O génio e a genialidade

Notícias Magazine

Sempre me senti mais próxima das cantoras que assumiam o que eram e não o que outros prefeririam que fossem, o que é o mesmo que dizer que sempre me identifiquei mais com as cantoras que fugiam da norma, por um motivo ou por outro. Podia ser a sua voz, a sua postura, o seu discurso, a sua música ou o conjunto de tudo. Não me interessava ver perfeição. Preferia profundidade e honestidade. Aquelas cantoras que cantavam directamente das entranhas ou da alma ou de ambas.

Poderá parecer irónico que, gostando tanto de ouvir cantar a alma própria, tenha ficado conhecida por cantar a alma dos outros. Mas um dia a alma própria dirá que quer ser cantada e eu obedecerei aos seus comandos. No entanto, não é isso que pretendo discutir. Aquilo que me interessa pensar é a forma como olhamos para o percurso artístico de uma mulher e para o percurso artístico de um homem e os avaliamos.

Uma coisa que sempre me deixou curiosa é que a palavra «génio» é frequentemente utilizada para caracterizar alguns artistas masculinos, mas poucas vezes associada ao feminino. Principalmente se o «génio» é torturado.

Kurt Cobain será a figura que melhor representará na ideia de muitos o artista que, conseguindo criar uma obra que marca profundamente o seu tempo e os tempos vindouros, não consegue gerir a sua própria vida (e genialidade) com sucesso, ingressando num percurso movido a drogas, álcool e outros excessos que levarão à sua morte. Podemos pensar igualmente em Jimi Hendrix ou Jim Morrison.

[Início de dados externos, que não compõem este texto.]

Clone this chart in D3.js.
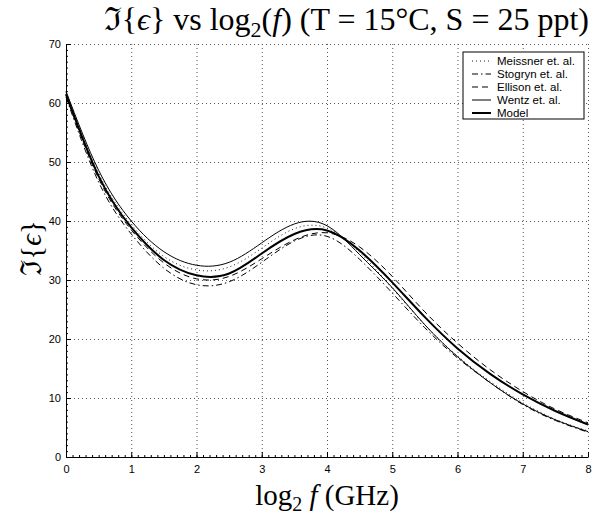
<!DOCTYPE html>
<html lang="en">
<head>
<meta charset="UTF-8">
<title>Im{eps} vs log2(f)</title>
<script src="https://d3js.org/d3.v7.min.js"></script>
<style>
  body { margin: 0; background: white; }
  svg text { fill: #000; }
  .tick text { font-family: "Liberation Sans", Arial, sans-serif; font-size: 11px; }
  .serif { font-family: "Liberation Serif", "Times New Roman", "DejaVu Serif", serif; }
</style>
</head>
<body>
<svg id="chart" width="596" height="516"></svg>
<script>
// log2 of frequency in GHz, sampled every half unit
const logF = [0, 0.5, 1, 1.5, 2, 2.5, 3, 3.5, 4, 4.5, 5, 5.5, 6, 6.5, 7, 7.5, 8];

// imaginary part of permittivity
const meissner = [61.8, 48.1, 39.4, 34.0, 31.7, 32.2, 35.4, 38.7, 38.8, 34.7, 28.6, 22.4, 17.1, 12.8, 9.2, 6.4, 4.4];
const stogryn  = [61.0, 46.6, 37.8, 32.0, 29.2, 29.7, 33.0, 36.6, 37.4, 33.5, 27.8, 21.9, 16.8, 12.6, 8.9, 6.2, 4.2];
const ellison  = [61.3, 47.2, 38.5, 32.9, 30.2, 30.6, 33.6, 36.8, 38.0, 35.6, 30.6, 24.6, 19.3, 14.8, 11.1, 8.1, 5.8];
const wentz    = [62.0, 48.6, 40.0, 34.8, 32.5, 33.0, 36.3, 39.5, 39.2, 34.3, 28.7, 22.4, 17.0, 12.6, 9.0, 6.3, 4.3];
const model    = [61.5, 47.6, 38.9, 33.4, 30.8, 31.1, 34.5, 37.8, 38.4, 35.0, 29.6, 23.7, 18.4, 14.1, 10.6, 7.8, 5.5];

const seriesNames = ["Meissner et. al.", "Stogryn et. al.", "Ellison et. al.", "Wentz et. al.", "Model"];
const xTicks = [0, 1, 2, 3, 4, 5, 6, 7, 8];
const yTicks = [0, 10, 20, 30, 40, 50, 60, 70];

const svg = d3.select("#chart");
const mLeft = 66, mRight = 588, mTop = 44, mBottom = 457;

const x = d3.scaleLinear().domain([0, 8]).range([mLeft, mRight]);
const y = d3.scaleLinear().domain([0, 70]).range([mBottom, mTop]);

// dotted grid
const grid = svg.append("g")
  .attr("stroke", "#555")
  .attr("stroke-width", 1)
  .attr("stroke-dasharray", "1,3");
grid.selectAll(".gx").data(xTicks.slice(1)).enter().append("line")
  .attr("x1", d => x(d) + 0.5).attr("x2", d => x(d) + 0.5)
  .attr("y1", mTop).attr("y2", mBottom);
grid.selectAll(".gy").data(yTicks.slice(1)).enter().append("line")
  .attr("x1", mLeft).attr("x2", mRight)
  .attr("y1", d => y(d) + 0.5).attr("y2", d => y(d) + 0.5);

// curves
const styles = [
  { data: meissner, width: 1, dash: "1,3", color: "#222" },
  { data: stogryn, width: 1, dash: "6,3,1.5,3", color: "#000" },
  { data: ellison, width: 1, dash: "6,4", color: "#000" },
  { data: wentz, width: 1, dash: null, color: "#000" },
  { data: model, width: 2, dash: null, color: "#000" }
];

const line = d3.line()
  .x((d, i) => x(logF[i]))
  .y(d => y(d))
  .curve(d3.curveNatural);

svg.append("g").selectAll("path")
  .data(styles)
  .enter().append("path")
  .attr("d", d => line(d.data))
  .attr("fill", "none")
  .attr("stroke", d => d.color)
  .attr("stroke-width", d => d.width)
  .attr("stroke-dasharray", d => d.dash);

// axes with minor ticks
const minorX = d3.range(0, 80.5).map(d => d / 10);
const minorY = d3.range(0, 71);

svg.append("g")
  .attr("transform", `translate(0,${mBottom})`)
  .call(d3.axisBottom(x).tickValues(minorX).tickSize(-2).tickSizeOuter(0).tickFormat(""))
  .call(g => g.select(".domain").remove());
svg.append("g")
  .attr("transform", `translate(${mLeft},0)`)
  .call(d3.axisLeft(y).tickValues(minorY).tickSize(-2).tickSizeOuter(0).tickFormat(""))
  .call(g => g.select(".domain").remove());

svg.append("g")
  .attr("transform", `translate(0,${mBottom})`)
  .call(d3.axisBottom(x).tickValues(xTicks).tickSize(-5).tickSizeOuter(0).tickPadding(8));
svg.append("g")
  .attr("transform", `translate(${mLeft},0)`)
  .call(d3.axisLeft(y).tickValues(yTicks).tickSize(-5).tickSizeOuter(0).tickPadding(5));

svg.selectAll(".domain").attr("stroke", "#000");

// title
const title = svg.append("text")
  .attr("class", "serif")
  .attr("x", 589)
  .attr("y", 30)
  .attr("text-anchor", "end")
  .style("font-size", "32px");
title.append("tspan").text("\u2111{");
title.append("tspan").style("font-style", "italic").text("\u03f5");
title.append("tspan").text("} vs log");
title.append("tspan").attr("dy", 7).style("font-size", "22px").text("2");
title.append("tspan").attr("dy", -7).text("(");
title.append("tspan").style("font-style", "italic").text("f");
title.append("tspan").text(") (T = 15\u00b0C, S = 25 ppt)");

// x label
const xl = svg.append("text")
  .attr("class", "serif")
  .attr("x", (mLeft + mRight) / 2)
  .attr("y", 505)
  .attr("text-anchor", "middle")
  .style("font-size", "29px");
xl.append("tspan").text("log");
xl.append("tspan").attr("dy", 6).style("font-size", "20px").text("2");
xl.append("tspan").attr("dy", -6).text(" ");
xl.append("tspan").style("font-style", "italic").text("f");
xl.append("tspan").text("  (GHz)");

// y label
const yl = svg.append("text")
  .attr("class", "serif")
  .attr("transform", `translate(41,248) rotate(-90)`)
  .attr("text-anchor", "middle")
  .style("font-size", "29px");
yl.append("tspan").text("\u2111{");
yl.append("tspan").style("font-style", "italic").text("\u03f5");
yl.append("tspan").text("}");

// legend
const lg = svg.append("g").attr("transform", "translate(463,52)");
lg.append("rect")
  .attr("width", 121).attr("height", 67)
  .attr("fill", "white").attr("stroke", "#000").attr("stroke-width", 1);
const items = lg.selectAll(".item").data(styles).enter().append("g")
  .attr("transform", (d, i) => `translate(0,${9 + i * 13})`);
items.append("line")
  .attr("x1", 9).attr("x2", 28)
  .attr("stroke", d => d.color)
  .attr("stroke-width", d => d.width)
  .attr("stroke-dasharray", d => d.dash);
items.append("text")
  .attr("x", 34).attr("dy", "0.35em")
  .style("font-family", "'Liberation Sans', Arial, sans-serif")
  .style("font-size", "11.5px")
  .text((d, i) => seriesNames[i]);
</script>
</body>
</html>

Do outro lado, encontramos as heroínas (sem qualquer tipo de intenção irónica) Janis Joplin, Amy Winehouse ou Whitney Houston. As suas vidas foram igualmente marcadas quer por excessos quer por uma produção artística que marcou o seu tempo e ainda permanece e permanecerá. No entanto, o rótulo que mais depressa lhes é colado, quando o seu nome é referido, é o do abuso, desvio, como se a sua decadência tivesse sido o castigo merecido pelo atrevimento de terem atingido os mais altos planos de uma carreira artística. Parece haver dois pesos e duas medidas quando se avaliam os méritos artísticos masculinos e femininos e há dois pesos e duas medidas quando se avaliam os seus excessos ou adições.

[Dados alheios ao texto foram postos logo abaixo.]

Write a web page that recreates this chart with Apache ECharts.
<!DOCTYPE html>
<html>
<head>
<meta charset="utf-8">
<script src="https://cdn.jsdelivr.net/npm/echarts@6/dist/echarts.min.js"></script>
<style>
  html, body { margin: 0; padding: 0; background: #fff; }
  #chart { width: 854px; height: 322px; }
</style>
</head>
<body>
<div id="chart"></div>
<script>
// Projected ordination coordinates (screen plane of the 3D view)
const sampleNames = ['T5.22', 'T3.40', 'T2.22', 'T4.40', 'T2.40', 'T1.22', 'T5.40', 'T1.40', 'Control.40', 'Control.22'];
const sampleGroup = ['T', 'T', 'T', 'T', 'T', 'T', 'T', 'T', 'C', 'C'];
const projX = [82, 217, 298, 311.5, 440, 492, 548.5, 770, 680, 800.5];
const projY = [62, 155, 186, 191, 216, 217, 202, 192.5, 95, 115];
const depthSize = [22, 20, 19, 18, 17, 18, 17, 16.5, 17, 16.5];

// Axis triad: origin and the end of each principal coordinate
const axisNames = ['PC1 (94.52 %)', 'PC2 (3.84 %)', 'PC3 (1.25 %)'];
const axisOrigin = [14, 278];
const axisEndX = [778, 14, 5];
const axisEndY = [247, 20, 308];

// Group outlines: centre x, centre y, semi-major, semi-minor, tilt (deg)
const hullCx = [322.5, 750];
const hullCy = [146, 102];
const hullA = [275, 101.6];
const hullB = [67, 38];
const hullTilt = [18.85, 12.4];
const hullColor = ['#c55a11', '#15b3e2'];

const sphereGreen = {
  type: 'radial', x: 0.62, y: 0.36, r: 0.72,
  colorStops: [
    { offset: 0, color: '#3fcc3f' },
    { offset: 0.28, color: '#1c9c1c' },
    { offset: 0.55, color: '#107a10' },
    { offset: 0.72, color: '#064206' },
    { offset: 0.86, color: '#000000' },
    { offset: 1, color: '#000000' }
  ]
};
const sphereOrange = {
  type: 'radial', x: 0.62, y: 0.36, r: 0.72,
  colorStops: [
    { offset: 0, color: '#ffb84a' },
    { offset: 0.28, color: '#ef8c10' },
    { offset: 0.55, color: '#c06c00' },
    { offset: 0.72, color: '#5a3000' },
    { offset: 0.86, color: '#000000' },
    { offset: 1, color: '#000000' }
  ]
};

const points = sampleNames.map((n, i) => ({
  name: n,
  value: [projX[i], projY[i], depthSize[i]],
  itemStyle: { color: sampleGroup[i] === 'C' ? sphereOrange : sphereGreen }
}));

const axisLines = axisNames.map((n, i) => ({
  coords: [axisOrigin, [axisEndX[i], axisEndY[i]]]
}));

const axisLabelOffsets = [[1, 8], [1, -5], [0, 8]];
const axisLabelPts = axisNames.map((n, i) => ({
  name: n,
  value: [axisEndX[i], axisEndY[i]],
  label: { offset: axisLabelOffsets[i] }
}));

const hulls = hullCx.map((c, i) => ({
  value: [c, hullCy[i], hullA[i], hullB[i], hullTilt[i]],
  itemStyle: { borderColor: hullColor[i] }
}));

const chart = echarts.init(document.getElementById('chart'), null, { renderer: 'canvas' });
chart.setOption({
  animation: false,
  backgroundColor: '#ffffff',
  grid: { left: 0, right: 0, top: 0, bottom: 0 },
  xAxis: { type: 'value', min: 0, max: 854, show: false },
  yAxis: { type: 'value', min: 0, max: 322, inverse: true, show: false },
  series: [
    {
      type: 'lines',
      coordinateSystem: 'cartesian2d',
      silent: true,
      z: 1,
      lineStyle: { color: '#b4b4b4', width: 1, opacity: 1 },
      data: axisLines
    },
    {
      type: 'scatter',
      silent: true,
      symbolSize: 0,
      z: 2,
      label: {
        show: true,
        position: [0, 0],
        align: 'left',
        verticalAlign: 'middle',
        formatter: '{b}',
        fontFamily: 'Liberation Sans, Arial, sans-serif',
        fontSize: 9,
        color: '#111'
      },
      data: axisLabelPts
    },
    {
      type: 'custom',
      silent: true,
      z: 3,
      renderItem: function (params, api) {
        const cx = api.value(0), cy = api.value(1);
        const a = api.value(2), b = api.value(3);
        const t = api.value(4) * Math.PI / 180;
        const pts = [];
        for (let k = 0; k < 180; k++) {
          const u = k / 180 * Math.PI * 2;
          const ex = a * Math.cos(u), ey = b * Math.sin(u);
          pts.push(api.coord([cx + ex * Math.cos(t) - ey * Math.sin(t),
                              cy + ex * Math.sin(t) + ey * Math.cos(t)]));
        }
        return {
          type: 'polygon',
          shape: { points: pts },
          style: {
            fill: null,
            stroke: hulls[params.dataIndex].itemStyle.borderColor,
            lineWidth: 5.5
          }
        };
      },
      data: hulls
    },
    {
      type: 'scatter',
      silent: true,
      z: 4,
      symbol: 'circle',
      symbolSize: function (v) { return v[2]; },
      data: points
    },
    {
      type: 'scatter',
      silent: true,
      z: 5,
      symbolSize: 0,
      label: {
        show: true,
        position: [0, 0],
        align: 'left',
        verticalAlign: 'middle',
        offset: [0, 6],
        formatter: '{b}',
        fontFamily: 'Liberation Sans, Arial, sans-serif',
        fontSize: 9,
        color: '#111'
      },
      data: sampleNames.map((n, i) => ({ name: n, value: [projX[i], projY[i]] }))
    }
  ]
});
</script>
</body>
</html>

Muito se tem discutido este assunto nos últimos meses, talvez por culpa daquilo que, inadvertidamente, põem a nu os documentários acerca de Kurt Cobain e Amy Winehouse. Não teria sido necessário vê-los. Lembro-me de quando Kurt Cobain era vivo e de como a imprensa, a indústria e o público já então ressaltavam a tal genialidade e menorizavam os excessos, provenientes de uma alma tão profunda e sensível, que não conseguia aguentar o embate com a realidade dura. A sua morte, uma fatalidade que em nada diminuiu o impacto da sua obra.

E lembro com nitidez a forma como Amy Winehouse foi sistematicamente ridicularizada, menorizada e enxovalhada por fazer exactamente o que Cobain fez: dois álbuns que marcaram a sua época e uma adição a drogas duras que viriam a contribuir para a sua morte. Numa altura em que o tópico da igualdade ou equitatividade de tratamento de género é largamente debatido, não me parece descabido acrescentar mais este ponto de discussão. Até porque parece reflectir precisamente aquilo que se está a discutir: a maneira como se é tratado de forma diferente pela sociedade consoante se é mulher ou homem.

Talvez por intuir a forma desigual e, por isso, injusta, como se avaliava a obra de algumas cantoras, tenha sentido uma inclinação para me sentir mais próxima da sua proposta artística. É que se já é difícil assumirmos quem somos, qualidades e defeitos incluídos, sem reservas, perante o mundo, mais difícil é fazê-lo sendo-se mulher.

A coragem será sempre uma qualidade sedutora. A genialidade, também. Curiosamente, palavras do género feminino.